(Rows from a dataset of charts and code)
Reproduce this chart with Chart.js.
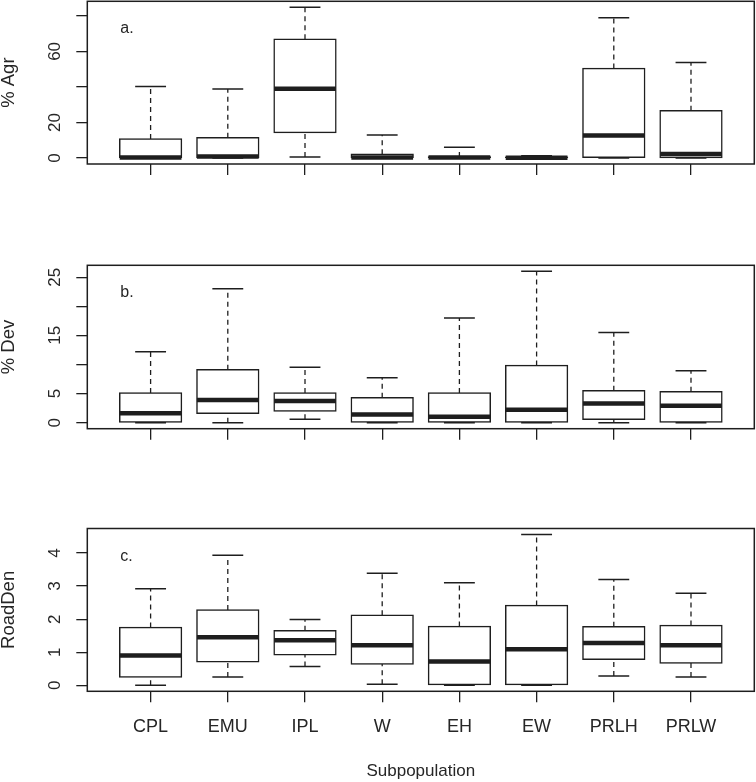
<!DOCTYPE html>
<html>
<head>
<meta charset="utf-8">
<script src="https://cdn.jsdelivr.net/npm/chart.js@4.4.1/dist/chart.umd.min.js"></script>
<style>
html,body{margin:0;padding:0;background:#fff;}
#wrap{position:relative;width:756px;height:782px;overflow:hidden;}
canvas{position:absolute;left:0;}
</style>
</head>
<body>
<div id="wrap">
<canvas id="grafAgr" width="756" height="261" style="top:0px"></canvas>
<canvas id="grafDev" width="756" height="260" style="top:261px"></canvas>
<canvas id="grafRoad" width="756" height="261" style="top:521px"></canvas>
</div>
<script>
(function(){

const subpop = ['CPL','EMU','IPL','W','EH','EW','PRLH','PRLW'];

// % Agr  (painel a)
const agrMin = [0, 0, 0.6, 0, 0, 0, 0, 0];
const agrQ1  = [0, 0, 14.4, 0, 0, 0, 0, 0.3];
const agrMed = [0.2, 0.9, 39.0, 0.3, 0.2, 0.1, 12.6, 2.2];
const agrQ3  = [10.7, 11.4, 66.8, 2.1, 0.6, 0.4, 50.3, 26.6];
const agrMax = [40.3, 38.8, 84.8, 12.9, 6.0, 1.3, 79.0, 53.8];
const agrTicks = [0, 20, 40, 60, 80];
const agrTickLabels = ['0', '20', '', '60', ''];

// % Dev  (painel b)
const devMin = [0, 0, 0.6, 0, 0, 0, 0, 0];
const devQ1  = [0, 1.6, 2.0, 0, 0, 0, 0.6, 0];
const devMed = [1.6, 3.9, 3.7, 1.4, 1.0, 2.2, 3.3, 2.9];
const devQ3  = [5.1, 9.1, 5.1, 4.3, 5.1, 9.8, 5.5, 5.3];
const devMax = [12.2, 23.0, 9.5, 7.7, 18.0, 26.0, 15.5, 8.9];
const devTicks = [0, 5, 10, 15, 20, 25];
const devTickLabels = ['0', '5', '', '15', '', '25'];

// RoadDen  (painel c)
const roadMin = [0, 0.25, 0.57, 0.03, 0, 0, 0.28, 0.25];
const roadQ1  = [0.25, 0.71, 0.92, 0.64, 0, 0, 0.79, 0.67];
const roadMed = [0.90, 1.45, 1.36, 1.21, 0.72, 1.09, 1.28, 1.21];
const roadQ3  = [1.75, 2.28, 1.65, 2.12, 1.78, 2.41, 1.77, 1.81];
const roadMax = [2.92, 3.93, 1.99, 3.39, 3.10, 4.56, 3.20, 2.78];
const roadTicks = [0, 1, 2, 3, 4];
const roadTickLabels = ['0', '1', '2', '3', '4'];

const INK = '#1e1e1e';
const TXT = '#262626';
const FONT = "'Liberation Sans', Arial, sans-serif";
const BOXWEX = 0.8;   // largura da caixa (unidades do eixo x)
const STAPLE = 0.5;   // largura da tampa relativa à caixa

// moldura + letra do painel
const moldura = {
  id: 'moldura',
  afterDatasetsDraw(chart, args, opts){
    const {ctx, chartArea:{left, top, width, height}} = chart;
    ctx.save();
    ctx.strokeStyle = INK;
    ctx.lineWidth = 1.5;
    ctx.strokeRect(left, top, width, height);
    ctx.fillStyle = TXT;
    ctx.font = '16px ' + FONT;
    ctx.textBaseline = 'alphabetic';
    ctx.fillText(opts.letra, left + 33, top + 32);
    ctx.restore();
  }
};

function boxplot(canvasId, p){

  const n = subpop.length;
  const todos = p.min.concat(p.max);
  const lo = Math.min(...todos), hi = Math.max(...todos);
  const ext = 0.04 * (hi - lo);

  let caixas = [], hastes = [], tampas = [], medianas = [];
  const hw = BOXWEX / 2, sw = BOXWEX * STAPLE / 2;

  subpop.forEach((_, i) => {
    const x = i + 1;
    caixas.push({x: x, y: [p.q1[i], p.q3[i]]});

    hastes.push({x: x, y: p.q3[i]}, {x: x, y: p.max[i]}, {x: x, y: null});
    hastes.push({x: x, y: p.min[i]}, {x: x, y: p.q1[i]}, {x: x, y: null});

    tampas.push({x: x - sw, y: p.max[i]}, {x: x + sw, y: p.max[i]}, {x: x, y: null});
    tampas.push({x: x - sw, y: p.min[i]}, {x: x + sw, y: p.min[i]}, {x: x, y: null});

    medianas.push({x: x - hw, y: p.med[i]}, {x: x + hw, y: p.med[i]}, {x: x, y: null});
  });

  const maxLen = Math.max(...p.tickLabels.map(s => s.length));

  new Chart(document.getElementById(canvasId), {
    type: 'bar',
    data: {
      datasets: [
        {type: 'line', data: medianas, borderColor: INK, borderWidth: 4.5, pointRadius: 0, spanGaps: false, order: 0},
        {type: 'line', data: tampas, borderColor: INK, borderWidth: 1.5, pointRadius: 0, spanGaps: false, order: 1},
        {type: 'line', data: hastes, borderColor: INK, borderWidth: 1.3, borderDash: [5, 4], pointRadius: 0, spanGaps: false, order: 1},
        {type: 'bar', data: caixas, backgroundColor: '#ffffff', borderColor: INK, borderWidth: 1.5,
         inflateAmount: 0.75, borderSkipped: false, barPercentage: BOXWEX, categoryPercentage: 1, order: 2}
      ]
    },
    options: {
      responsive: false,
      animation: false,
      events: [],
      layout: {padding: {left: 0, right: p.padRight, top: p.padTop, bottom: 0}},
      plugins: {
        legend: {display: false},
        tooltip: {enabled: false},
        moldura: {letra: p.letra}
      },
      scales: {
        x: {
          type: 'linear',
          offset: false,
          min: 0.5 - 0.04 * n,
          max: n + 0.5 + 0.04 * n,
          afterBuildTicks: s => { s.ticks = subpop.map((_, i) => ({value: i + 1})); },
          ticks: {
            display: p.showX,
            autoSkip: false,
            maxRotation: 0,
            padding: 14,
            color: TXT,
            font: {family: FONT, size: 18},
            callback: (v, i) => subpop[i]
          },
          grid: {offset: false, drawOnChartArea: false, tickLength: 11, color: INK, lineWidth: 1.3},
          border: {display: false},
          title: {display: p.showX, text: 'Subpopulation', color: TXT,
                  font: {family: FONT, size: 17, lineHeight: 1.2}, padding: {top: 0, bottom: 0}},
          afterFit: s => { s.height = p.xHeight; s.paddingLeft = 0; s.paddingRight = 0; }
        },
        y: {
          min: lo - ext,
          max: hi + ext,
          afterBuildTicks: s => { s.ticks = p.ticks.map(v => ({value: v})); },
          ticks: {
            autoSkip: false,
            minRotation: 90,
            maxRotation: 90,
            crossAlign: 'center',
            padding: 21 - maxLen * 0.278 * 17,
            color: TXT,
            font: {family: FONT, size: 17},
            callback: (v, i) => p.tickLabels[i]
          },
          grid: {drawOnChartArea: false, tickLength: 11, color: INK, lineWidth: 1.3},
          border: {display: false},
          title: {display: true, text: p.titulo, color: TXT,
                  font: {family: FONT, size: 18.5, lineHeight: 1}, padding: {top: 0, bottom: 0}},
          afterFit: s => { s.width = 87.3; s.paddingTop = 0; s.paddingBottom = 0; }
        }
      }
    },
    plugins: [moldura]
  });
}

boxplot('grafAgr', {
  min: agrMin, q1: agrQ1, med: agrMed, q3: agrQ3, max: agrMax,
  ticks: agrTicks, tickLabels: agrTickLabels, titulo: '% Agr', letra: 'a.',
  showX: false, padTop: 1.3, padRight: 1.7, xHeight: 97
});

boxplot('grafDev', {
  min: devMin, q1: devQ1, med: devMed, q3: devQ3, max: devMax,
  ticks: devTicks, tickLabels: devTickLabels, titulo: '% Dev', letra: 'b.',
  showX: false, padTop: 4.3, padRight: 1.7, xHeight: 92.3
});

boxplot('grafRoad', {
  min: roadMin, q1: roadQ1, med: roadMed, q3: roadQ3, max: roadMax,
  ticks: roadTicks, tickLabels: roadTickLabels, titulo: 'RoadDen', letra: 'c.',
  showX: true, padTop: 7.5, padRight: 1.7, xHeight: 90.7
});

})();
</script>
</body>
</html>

==

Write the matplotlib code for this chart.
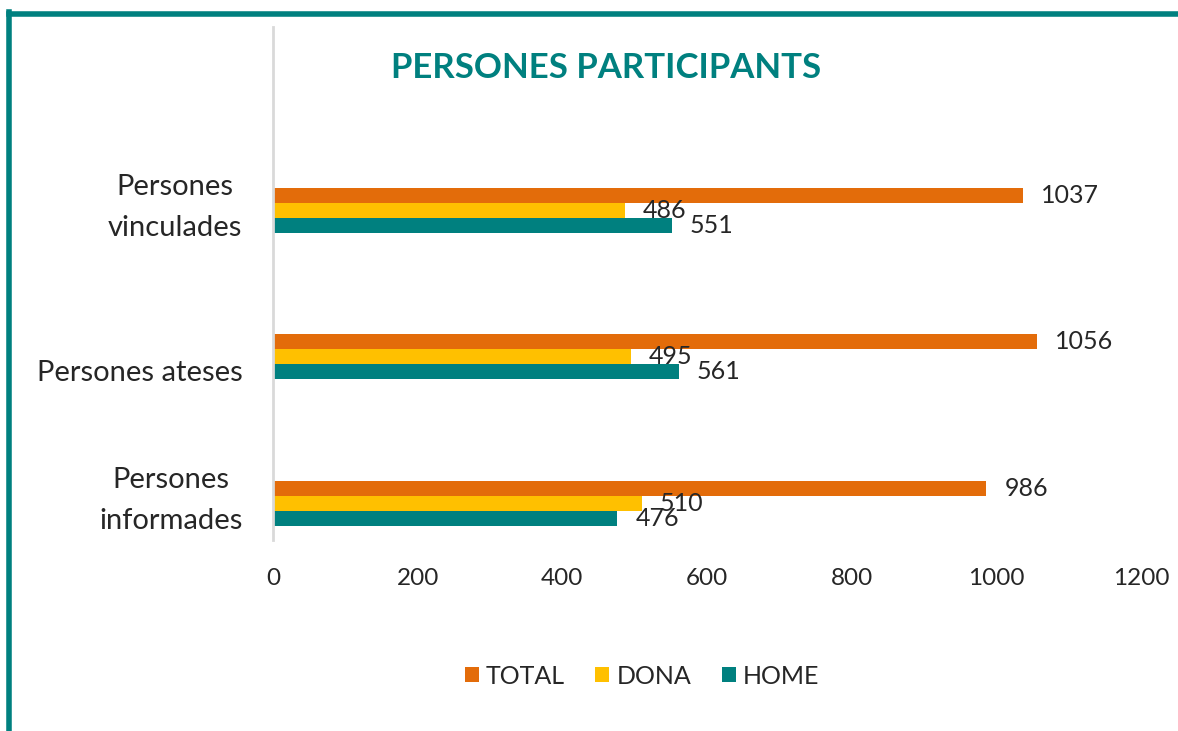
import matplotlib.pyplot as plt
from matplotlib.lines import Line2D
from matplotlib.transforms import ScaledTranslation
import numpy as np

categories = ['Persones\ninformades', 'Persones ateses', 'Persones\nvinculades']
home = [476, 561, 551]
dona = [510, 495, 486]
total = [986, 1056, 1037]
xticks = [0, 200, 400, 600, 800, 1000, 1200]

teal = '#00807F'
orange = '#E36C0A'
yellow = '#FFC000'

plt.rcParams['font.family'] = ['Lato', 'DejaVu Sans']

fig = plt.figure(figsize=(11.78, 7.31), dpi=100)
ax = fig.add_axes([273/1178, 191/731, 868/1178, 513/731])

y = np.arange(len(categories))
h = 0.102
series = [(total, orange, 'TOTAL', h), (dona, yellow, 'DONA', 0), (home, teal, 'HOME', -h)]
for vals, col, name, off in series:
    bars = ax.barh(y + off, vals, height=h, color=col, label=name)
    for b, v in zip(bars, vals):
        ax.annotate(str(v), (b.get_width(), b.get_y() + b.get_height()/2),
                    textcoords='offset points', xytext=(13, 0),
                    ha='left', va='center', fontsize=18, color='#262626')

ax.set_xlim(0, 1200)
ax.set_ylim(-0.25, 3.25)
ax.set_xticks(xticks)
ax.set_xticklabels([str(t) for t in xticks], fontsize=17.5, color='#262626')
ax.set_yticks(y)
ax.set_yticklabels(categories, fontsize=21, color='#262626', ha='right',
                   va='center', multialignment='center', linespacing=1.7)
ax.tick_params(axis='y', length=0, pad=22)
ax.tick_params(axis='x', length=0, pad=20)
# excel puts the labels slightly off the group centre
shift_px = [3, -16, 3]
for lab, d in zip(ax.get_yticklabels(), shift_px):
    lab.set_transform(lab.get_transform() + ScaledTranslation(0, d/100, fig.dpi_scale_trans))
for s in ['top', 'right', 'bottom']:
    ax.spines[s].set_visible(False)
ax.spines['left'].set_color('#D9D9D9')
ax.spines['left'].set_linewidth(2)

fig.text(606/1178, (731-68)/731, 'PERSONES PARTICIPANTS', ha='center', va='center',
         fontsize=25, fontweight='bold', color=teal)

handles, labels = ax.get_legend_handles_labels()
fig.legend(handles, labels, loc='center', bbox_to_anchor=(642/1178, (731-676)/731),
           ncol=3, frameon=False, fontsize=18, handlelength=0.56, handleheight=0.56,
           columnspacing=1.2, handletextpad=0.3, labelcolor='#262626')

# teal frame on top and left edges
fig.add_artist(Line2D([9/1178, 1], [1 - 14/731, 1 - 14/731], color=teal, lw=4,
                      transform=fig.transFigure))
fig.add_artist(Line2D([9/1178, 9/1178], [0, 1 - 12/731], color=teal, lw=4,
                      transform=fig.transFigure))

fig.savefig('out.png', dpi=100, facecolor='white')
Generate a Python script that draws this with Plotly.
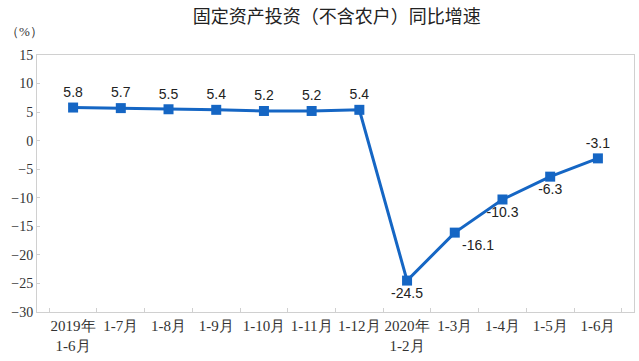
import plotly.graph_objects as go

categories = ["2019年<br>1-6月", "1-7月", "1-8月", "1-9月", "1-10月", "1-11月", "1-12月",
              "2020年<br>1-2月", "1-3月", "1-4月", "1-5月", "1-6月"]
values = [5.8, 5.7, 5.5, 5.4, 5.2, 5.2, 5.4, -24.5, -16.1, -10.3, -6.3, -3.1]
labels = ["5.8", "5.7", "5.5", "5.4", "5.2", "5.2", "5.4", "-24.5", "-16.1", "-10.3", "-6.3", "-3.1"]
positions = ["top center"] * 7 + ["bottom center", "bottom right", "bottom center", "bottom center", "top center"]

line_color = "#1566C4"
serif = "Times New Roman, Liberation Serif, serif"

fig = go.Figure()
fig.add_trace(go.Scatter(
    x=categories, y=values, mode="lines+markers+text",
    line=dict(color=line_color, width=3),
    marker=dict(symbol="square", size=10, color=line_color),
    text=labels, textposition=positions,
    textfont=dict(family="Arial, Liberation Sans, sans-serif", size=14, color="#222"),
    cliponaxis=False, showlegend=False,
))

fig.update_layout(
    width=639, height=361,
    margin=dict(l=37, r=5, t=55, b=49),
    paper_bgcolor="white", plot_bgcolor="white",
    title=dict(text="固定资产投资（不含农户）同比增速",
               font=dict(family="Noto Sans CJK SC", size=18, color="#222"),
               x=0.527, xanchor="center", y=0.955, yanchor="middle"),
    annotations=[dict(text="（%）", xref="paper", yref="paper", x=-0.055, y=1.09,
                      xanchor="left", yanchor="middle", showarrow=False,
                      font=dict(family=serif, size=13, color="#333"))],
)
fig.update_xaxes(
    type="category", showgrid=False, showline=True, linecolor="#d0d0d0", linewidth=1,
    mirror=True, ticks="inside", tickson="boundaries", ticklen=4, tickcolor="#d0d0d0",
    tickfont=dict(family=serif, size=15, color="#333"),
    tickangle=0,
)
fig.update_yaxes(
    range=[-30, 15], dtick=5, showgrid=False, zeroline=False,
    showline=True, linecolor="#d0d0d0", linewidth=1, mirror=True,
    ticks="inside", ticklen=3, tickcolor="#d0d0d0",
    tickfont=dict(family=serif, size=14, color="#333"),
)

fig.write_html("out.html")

--

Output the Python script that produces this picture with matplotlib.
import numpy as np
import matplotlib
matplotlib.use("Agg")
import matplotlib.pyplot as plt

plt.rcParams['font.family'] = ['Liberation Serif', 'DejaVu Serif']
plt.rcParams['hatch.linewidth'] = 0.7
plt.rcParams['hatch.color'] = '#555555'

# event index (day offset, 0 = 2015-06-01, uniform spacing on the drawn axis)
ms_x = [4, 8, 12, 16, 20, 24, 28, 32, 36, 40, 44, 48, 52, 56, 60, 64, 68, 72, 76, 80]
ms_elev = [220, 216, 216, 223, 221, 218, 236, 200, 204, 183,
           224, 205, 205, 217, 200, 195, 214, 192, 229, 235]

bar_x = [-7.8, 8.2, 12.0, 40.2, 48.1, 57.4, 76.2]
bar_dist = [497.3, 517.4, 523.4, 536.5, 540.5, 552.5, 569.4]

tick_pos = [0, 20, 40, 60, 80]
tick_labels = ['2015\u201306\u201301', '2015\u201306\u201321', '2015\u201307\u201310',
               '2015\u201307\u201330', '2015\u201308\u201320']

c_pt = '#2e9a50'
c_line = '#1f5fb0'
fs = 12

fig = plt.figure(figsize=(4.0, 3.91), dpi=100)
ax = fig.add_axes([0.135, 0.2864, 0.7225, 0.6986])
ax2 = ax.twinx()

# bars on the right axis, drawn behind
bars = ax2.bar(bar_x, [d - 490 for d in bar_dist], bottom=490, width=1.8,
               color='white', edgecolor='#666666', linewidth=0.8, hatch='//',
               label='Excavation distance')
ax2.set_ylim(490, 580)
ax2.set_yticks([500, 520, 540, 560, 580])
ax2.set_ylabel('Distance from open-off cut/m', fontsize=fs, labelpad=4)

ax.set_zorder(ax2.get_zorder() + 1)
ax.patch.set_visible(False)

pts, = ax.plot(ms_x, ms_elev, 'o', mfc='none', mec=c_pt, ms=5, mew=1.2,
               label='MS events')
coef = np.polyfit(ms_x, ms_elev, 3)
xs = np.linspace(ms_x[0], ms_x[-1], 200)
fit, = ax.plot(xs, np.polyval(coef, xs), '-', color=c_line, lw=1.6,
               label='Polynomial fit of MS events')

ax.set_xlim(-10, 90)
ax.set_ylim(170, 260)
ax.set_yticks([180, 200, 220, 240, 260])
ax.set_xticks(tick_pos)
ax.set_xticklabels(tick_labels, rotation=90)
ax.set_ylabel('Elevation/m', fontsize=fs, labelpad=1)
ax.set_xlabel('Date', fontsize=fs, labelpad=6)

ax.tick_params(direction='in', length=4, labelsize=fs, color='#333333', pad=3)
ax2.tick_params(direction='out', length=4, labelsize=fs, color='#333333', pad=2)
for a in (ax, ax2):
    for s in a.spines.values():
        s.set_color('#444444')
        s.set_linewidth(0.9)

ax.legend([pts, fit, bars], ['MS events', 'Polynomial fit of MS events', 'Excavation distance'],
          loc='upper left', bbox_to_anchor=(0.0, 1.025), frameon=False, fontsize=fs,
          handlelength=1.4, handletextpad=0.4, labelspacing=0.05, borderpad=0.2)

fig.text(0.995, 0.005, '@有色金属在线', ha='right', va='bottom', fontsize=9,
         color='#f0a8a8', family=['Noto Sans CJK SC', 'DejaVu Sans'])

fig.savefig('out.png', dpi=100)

WHAT THE TASK REQUIRES
Copy only what runs above from the line containing "Write the matplotlib code for this chart." through the line containing "ax = fig.add_axes([273/1178, 191/731, 868/1178, 513/731])", exactly. Leave out the pictures.

CORRECT ANSWER
Write the matplotlib code for this chart.
import matplotlib.pyplot as plt
from matplotlib.lines import Line2D
from matplotlib.transforms import ScaledTranslation
import numpy as np

categories = ['Persones\ninformades', 'Persones ateses', 'Persones\nvinculades']
home = [476, 561, 551]
dona = [510, 495, 486]
total = [986, 1056, 1037]
xticks = [0, 200, 400, 600, 800, 1000, 1200]

teal = '#00807F'
orange = '#E36C0A'
yellow = '#FFC000'

plt.rcParams['font.family'] = ['Lato', 'DejaVu Sans']

fig = plt.figure(figsize=(11.78, 7.31), dpi=100)
ax = fig.add_axes([273/1178, 191/731, 868/1178, 513/731])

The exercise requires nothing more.